Emily Dickinson Lexicon
Definition for CON-DI'TION
CON-DI'TION, n. [L. conditio, from condo, to build or make, to ordain; properly, to set or fix, or to set together or in order; con and do, to give; properly, to send.]
- State; a particular mode of being; applied to external circumstances, to the body, to the mind, and to things. We speak of a good condition or a bad condition, in reference to wealth and poverty; in reference to health and sickness; in reference to a cheerful or depressed disposition of mind; and with reference to a sound or broken, perishing state of things. The word signifies a setting or fixing, and has a very general and indefinite application, coinciding nearly with state, from sto, to stand, and denotes that particular frame, form, mode, or disposition, in which a thing exits, at any given time. A man is in a good condition, when he is thriving. A nation, with an exhausted treasury, and burdened with taxes, is not in a condition to make war. A poor man is in a humble condition. Religion affords consolation to man in every condition of life. Exhortations should be adapted to the condition of the mind. Condition, circumstance, is not the thing; / Bliss is the same in subject or in king. – Pope.
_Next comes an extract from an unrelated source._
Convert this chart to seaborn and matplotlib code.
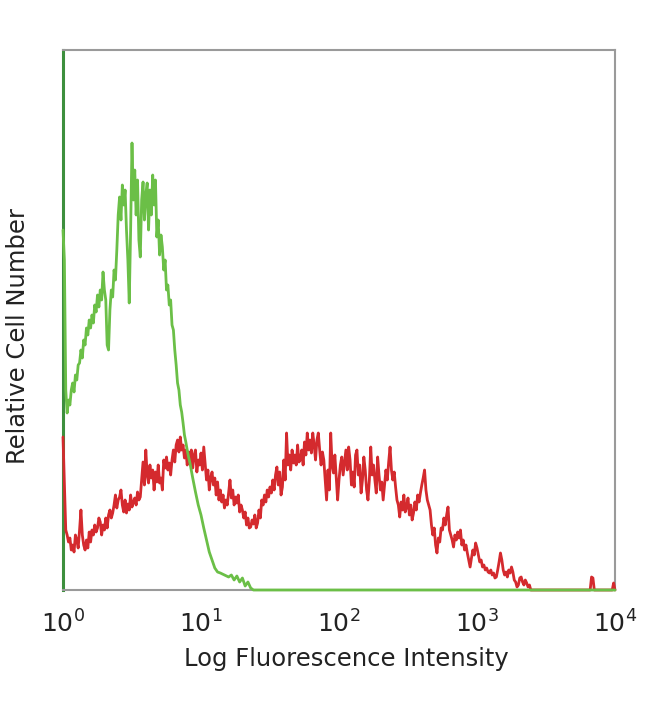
import numpy as np
import pandas as pd
import matplotlib
matplotlib.use('Agg')
import matplotlib.pyplot as plt
import seaborn as sns; sns.set_style('white')

# Histogram traces: (log10 intensity, relative cell count)
green_pts = [
    (0.00, 360), (0.01, 330), (0.02, 200), (0.03, 177), (0.04, 190), (0.05, 185),
    (0.06, 200), (0.07, 207), (0.08, 198), (0.09, 215), (0.10, 210), (0.11, 225),
    (0.12, 227), (0.13, 240), (0.14, 232), (0.15, 250), (0.16, 245), (0.17, 262),
    (0.18, 255), (0.19, 270), (0.20, 262), (0.21, 275), (0.22, 267), (0.23, 285),
    (0.24, 278), (0.25, 295), (0.26, 283), (0.27, 300), (0.28, 290), (0.29, 318),
    (0.30, 300), (0.31, 290), (0.32, 245), (0.33, 240), (0.34, 280), (0.35, 300),
    (0.36, 293), (0.37, 320), (0.38, 310), (0.39, 340), (0.40, 375), (0.41, 393),
    (0.42, 370), (0.43, 405), (0.44, 385), (0.45, 400), (0.46, 360), (0.47, 330),
    (0.48, 287), (0.49, 360), (0.50, 447), (0.51, 390), (0.52, 420), (0.53, 375),
    (0.54, 410), (0.55, 350), (0.56, 333), (0.57, 390), (0.58, 408), (0.59, 370),
    (0.60, 395), (0.61, 407), (0.62, 360), (0.63, 400), (0.64, 375), (0.65, 415),
    (0.66, 385), (0.67, 410), (0.68, 353), (0.69, 370), (0.70, 335), (0.71, 355),
    (0.72, 343), (0.73, 320), (0.74, 330), (0.75, 300), (0.76, 305), (0.77, 285),
    (0.78, 290), (0.79, 265), (0.80, 260), (0.81, 240), (0.82, 225), (0.83, 207),
    (0.84, 200), (0.85, 185), (0.86, 178), (0.87, 167), (0.88, 155), (0.89, 148),
    (0.90, 140), (0.91, 133), (0.92, 127), (0.94, 112), (0.96, 98), (0.98, 85),
    (1.00, 75), (1.02, 62), (1.04, 50), (1.06, 38), (1.08, 30), (1.10, 22),
    (1.12, 18), (1.14, 17), (1.17, 15), (1.20, 13), (1.22, 15), (1.24, 10),
    (1.26, 14), (1.28, 8), (1.30, 12), (1.32, 4), (1.34, 8), (1.36, 2),
    (1.38, 0), (4.00, 0),
]

red_pts = [
    (0.00, 153), (0.02, 60), (0.03, 55), (0.04, 48), (0.05, 52), (0.06, 40),
    (0.07, 45), (0.08, 38), (0.09, 55), (0.10, 50), (0.11, 42), (0.12, 60),
    (0.13, 80), (0.14, 55), (0.15, 45), (0.16, 40), (0.17, 50), (0.18, 42),
    (0.19, 58), (0.20, 48), (0.21, 60), (0.22, 55), (0.23, 65), (0.24, 58),
    (0.25, 62), (0.26, 72), (0.27, 68), (0.28, 55), (0.29, 65), (0.30, 60),
    (0.31, 72), (0.32, 62), (0.33, 75), (0.34, 80), (0.35, 72), (0.36, 77),
    (0.37, 85), (0.38, 95), (0.39, 82), (0.40, 90), (0.41, 93), (0.42, 100),
    (0.43, 85), (0.44, 78), (0.45, 90), (0.46, 77), (0.47, 86), (0.48, 80),
    (0.49, 95), (0.50, 83), (0.51, 88), (0.52, 92), (0.53, 85), (0.54, 98),
    (0.55, 90), (0.56, 93), (0.57, 110), (0.58, 128), (0.59, 105), (0.60, 140),
    (0.61, 115), (0.62, 107), (0.63, 125), (0.64, 112), (0.65, 120), (0.66, 100),
    (0.67, 118), (0.68, 108), (0.69, 125), (0.70, 107), (0.71, 112), (0.72, 100),
    (0.73, 130), (0.74, 122), (0.75, 133), (0.76, 120), (0.77, 127), (0.78, 115),
    (0.79, 130), (0.80, 140), (0.81, 128), (0.82, 145), (0.83, 150), (0.84, 138),
    (0.85, 153), (0.86, 140), (0.87, 145), (0.88, 132), (0.89, 140), (0.90, 125),
    (0.91, 138), (0.92, 130), (0.93, 140), (0.94, 122), (0.95, 135), (0.96, 140),
    (0.97, 118), (0.98, 130), (0.99, 125), (1.00, 137), (1.01, 120), (1.02, 143),
    (1.03, 127), (1.04, 110), (1.05, 120), (1.06, 100), (1.07, 112), (1.08, 118),
    (1.09, 105), (1.10, 112), (1.11, 95), (1.12, 108), (1.13, 90), (1.14, 100),
    (1.15, 88), (1.16, 95), (1.17, 82), (1.18, 90), (1.19, 85), (1.20, 97),
    (1.21, 110), (1.22, 92), (1.23, 100), (1.24, 85), (1.25, 93), (1.26, 87),
    (1.27, 95), (1.28, 78), (1.29, 85), (1.30, 80), (1.31, 72), (1.32, 78),
    (1.33, 65), (1.34, 72), (1.35, 62), (1.36, 63), (1.37, 70), (1.38, 66),
    (1.39, 75), (1.40, 62), (1.41, 67), (1.42, 80), (1.43, 72), (1.44, 90),
    (1.45, 85), (1.46, 95), (1.47, 88), (1.48, 100), (1.49, 93), (1.50, 103),
    (1.51, 97), (1.52, 110), (1.53, 100), (1.54, 115), (1.55, 123), (1.56, 105),
    (1.57, 118), (1.58, 95), (1.59, 103), (1.60, 130), (1.61, 110), (1.62, 157),
    (1.63, 125), (1.64, 135), (1.65, 120), (1.66, 140), (1.67, 127), (1.68, 135),
    (1.69, 125), (1.70, 145), (1.71, 128), (1.72, 130), (1.73, 140), (1.74, 125),
    (1.75, 148), (1.76, 135), (1.77, 157), (1.78, 140), (1.79, 150), (1.80, 137),
    (1.81, 157), (1.82, 145), (1.83, 130), (1.84, 150), (1.85, 157), (1.86, 140),
    (1.87, 125), (1.88, 138), (1.89, 130), (1.90, 110), (1.91, 90), (1.92, 120),
    (1.93, 100), (1.94, 157), (1.95, 125), (1.96, 117), (1.97, 135), (1.98, 112),
    (1.99, 90), (2.00, 110), (2.01, 125), (2.02, 133), (2.03, 115), (2.04, 128),
    (2.05, 140), (2.06, 120), (2.07, 143), (2.08, 130), (2.09, 105), (2.10, 118),
    (2.11, 103), (2.12, 135), (2.13, 140), (2.14, 115), (2.15, 125), (2.16, 97),
    (2.17, 110), (2.18, 133), (2.19, 120), (2.20, 100), (2.21, 90), (2.22, 110),
    (2.23, 143), (2.24, 115), (2.25, 125), (2.26, 110), (2.27, 97), (2.28, 133),
    (2.29, 115), (2.30, 100), (2.31, 108), (2.32, 90), (2.33, 105), (2.34, 120),
    (2.35, 110), (2.36, 128), (2.37, 143), (2.38, 120), (2.39, 110), (2.40, 118),
    (2.41, 103), (2.42, 90), (2.43, 85), (2.44, 73), (2.45, 88), (2.46, 80),
    (2.47, 95), (2.48, 78), (2.49, 83), (2.50, 92), (2.51, 75), (2.52, 85),
    (2.53, 70), (2.54, 77), (2.55, 88), (2.56, 80), (2.57, 95), (2.58, 88),
    (2.59, 97), (2.60, 105), (2.61, 112), (2.62, 120), (2.63, 100), (2.64, 90),
    (2.65, 85), (2.66, 80), (2.67, 65), (2.68, 55), (2.69, 62), (2.70, 45),
    (2.71, 37), (2.72, 52), (2.73, 48), (2.74, 62), (2.75, 60), (2.76, 72),
    (2.77, 65), (2.78, 75), (2.79, 83), (2.80, 60), (2.81, 55), (2.82, 50),
    (2.83, 43), (2.84, 55), (2.85, 50), (2.86, 58), (2.87, 52), (2.88, 60),
    (2.89, 45), (2.90, 50), (2.91, 40), (2.92, 45), (2.93, 37), (2.94, 30),
    (2.95, 23), (2.96, 32), (2.97, 40), (2.98, 35), (2.99, 47), (3.00, 42),
    (3.01, 35), (3.02, 28), (3.03, 30), (3.04, 23), (3.05, 25), (3.06, 20),
    (3.07, 22), (3.08, 18), (3.09, 17), (3.10, 20), (3.11, 15), (3.12, 17),
    (3.13, 12), (3.14, 13), (3.15, 20), (3.16, 28), (3.17, 37), (3.18, 30),
    (3.19, 20), (3.20, 15), (3.21, 18), (3.22, 13), (3.23, 20), (3.24, 17),
    (3.25, 23), (3.26, 18), (3.27, 10), (3.28, 8), (3.29, 3), (3.30, 5),
    (3.31, 12), (3.32, 13), (3.33, 8), (3.34, 5), (3.35, 10), (3.36, 7),
    (3.37, 3), (3.38, 5), (3.39, 0), (3.82, 0), (3.83, 13), (3.84, 12),
    (3.85, 0), (3.98, 0), (3.99, 7), (4.00, 0),
]

x_ticks = [1, 10, 100, 1000, 10000]


def to_frame(pts):
    df = pd.DataFrame(pts, columns=['log_int', 'count'])
    df['intensity'] = 10 ** df['log_int']
    return df


green = to_frame(green_pts)
red = to_frame(red_pts)

fig = plt.figure(figsize=(6.5, 7.04), dpi=100)
ax = fig.add_axes([63 / 650, 1 - 590 / 704, 552 / 650, 540 / 704])

sns.lineplot(data=red, x='intensity', y='count', sort=False, estimator=None,
             color='#d42a2e', linewidth=2, ax=ax, clip_on=False, zorder=3)
sns.lineplot(data=green, x='intensity', y='count', sort=False, estimator=None,
             color='#6bbf47', linewidth=2, ax=ax, clip_on=False, zorder=4)

ax.set_xscale('log')
ax.set_xlim(1, 10000)
ax.set_ylim(0, 540)
ax.set_xticks(x_ticks)
ax.minorticks_off()
ax.set_yticks([])
ax.tick_params(axis='x', length=0, pad=15, labelsize=18, labelcolor='#222222')

ax.set_xlabel('Log Fluorescence Intensity', fontsize=17.5, color='#222222')
ax.set_ylabel('Relative Cell Number', fontsize=17.5, color='#222222')
ax.xaxis.set_label_coords(0.513, -0.105)
ax.yaxis.set_label_coords(-0.06, 0.47)

for side in ['top', 'right', 'bottom']:
    ax.spines[side].set_color('#9a9a9a')
    ax.spines[side].set_linewidth(1.5)
ax.spines['left'].set_color('#3d8f3d')
ax.spines['left'].set_linewidth(2.2)

fig.savefig('out.png', dpi=100)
- Quality; property; attribute. It seemed to us a condition and property of divine powers and beings to be hidden and unseen to others. Bacon.
- State of the mind; temper; temperament; complexion. [See No. 1.] Shak.
- Moral quality; virtue or vice. – Ralegh. South. [These senses however fall within the first definition.]
- Rank, that is, state with respect to the orders or grades of society, or to property; as, persons of the best condition. – Clarendon.
- Terms of a contract or covenant; stipulation; that is, that which is set, fixed, established or proposed. What are the conditions of the treaty? Make our conditions with yon captive king. – Dryden. He sendeth and desireth conditions of peace. – Luke xiv.
- A clause in a bond, or other contract containing terms or a stipulation that it is to be performed, and in case of failure, the penalty of the bond is to be incurred.
- Terms given, or provided, as the ground of something else; that which is established, or to be done, or to happen, as requisite to another act; as, I will pay a sum of money, on condition you will engage to refund it. A condition is a clause of contingency, on the happening of which the estate granted may be defeated. – Blackstone.